“Marriages, then, are generally not based on love, “The husband is, so to speak, never more than a substitute for the loved man, and not that man himself,” said Freud. This dissociation is not accidental. It is implicit in the very nature of the institution. The economic and sexual union of man and woman is a matter of transcending toward the collective interest and not of individual happiness. …
the principle of marriage is obscene because it transforms an exchange that should be founded on a spontaneous impulse into rights and duties; it gives bodies an instrumental, thus degrading, side by dooming them to grasp themselves in their generality; the husband is often frozen by the idea that he is accomplishing a duty, and the wife is ashamed to feel delivered by someone who exercises a right over her. …
To claim that a union founded on convention has much change of engendering love is hypocritical; to ask two spouses bound by practical, social, and moral ties to satisfy each other sexually for their whole lives is pure absurdity. …
In the first place, ideal love, which is often what the girl knows, does not always dispose her to sexual love; her platonic adorations, her daydreaming, and the passions into which she projects her infantile or juvenile obsessions are not meant to resist the tests of daily life nor to last for a long time. Even if there is a sincere and violent erotic attraction between her and her fiance, that is not a solid basis on which to construct the enterprise of a life. …
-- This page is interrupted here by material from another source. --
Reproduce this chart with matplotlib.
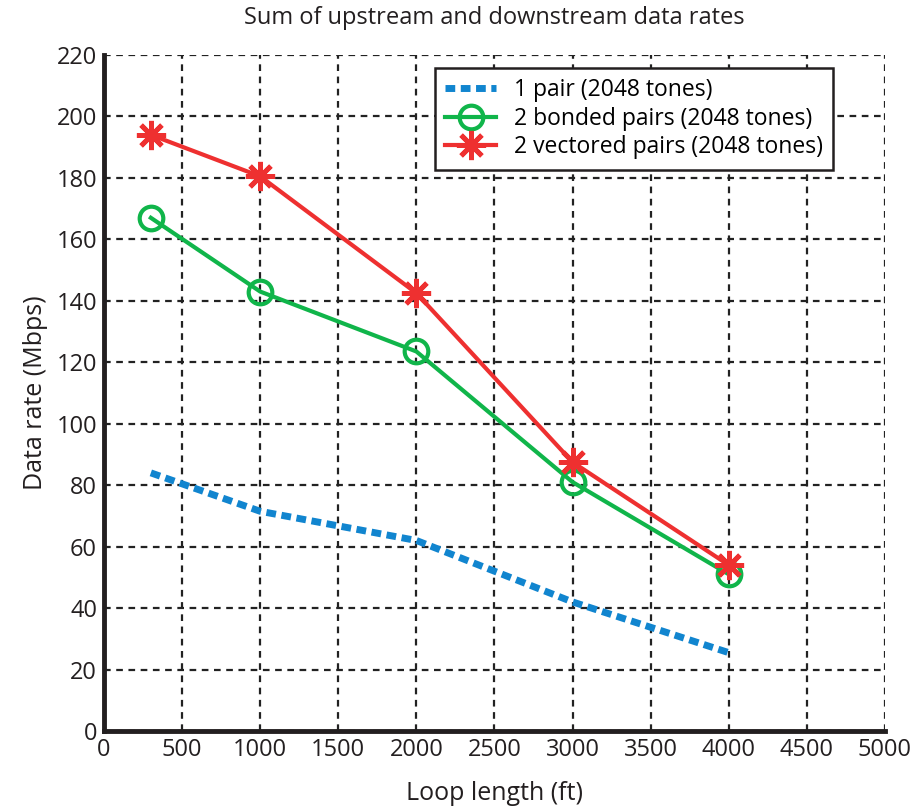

Moreover, even in cases where carnal love exists before marriage or awakens at the beginning of the marriage, it is very rare for it to last many long years. Certainly fidelity is necessary for sexual love, since the two lovers’ desire encompasses their singularity; they do not want it contested by outside experiences, they want to be irreplaceable for each other; but this fidelity has meaning only as long as it is spontaneous; and spontaneously, erotic magic dissolves rather quickly. … when individuals no longer want to reach each other because of hostility, disgust, or indifference between them, erotic attraction disappears; and it dies almost as surely in esteem and friendship: two human beings who come together in the very moment of their transcendence through the world and their common projects no longer need carnal union; and further, because this union has lost its meaning, they are repelled by it. … Eroticism is a movement toward the Other, and this is its essential character; but within the couple, spouses become, for each other, the Same; no exchange is possible between them anymore, no giving, no conquest. If they remain lovers, it is often in embarrassment: they feel the sexual act is no longer an intersubjective experience … , but rather a kind of mutual masturbation. That they consider each other a necessary tool for the satisfaction of their needs is a fact conjugal politeness disguises but which bursts out when this politeness is rejected…
Love, then, is not what bourgeois optimism promises the young bride: the ideal held up to her is happiness, that is, a peaceful equilibrium within immanence and repetition. At certain prosperous and secure times, this ideal was that of the whole bourgeoisie and specifically of landed property owners; their aim was not the conquest of the future and the world but the peaceful conservation of the past, the status quo. A gilded mediocrity with neither passion nor ambition, days leading nowhere, repeating themselves indefinitely, a life that slips toward death without looking for answers.”
De Beauvoir, Simone. 2010. The Second Sex. New York: Alfred A. Knopf. Pp. 448, 465-468.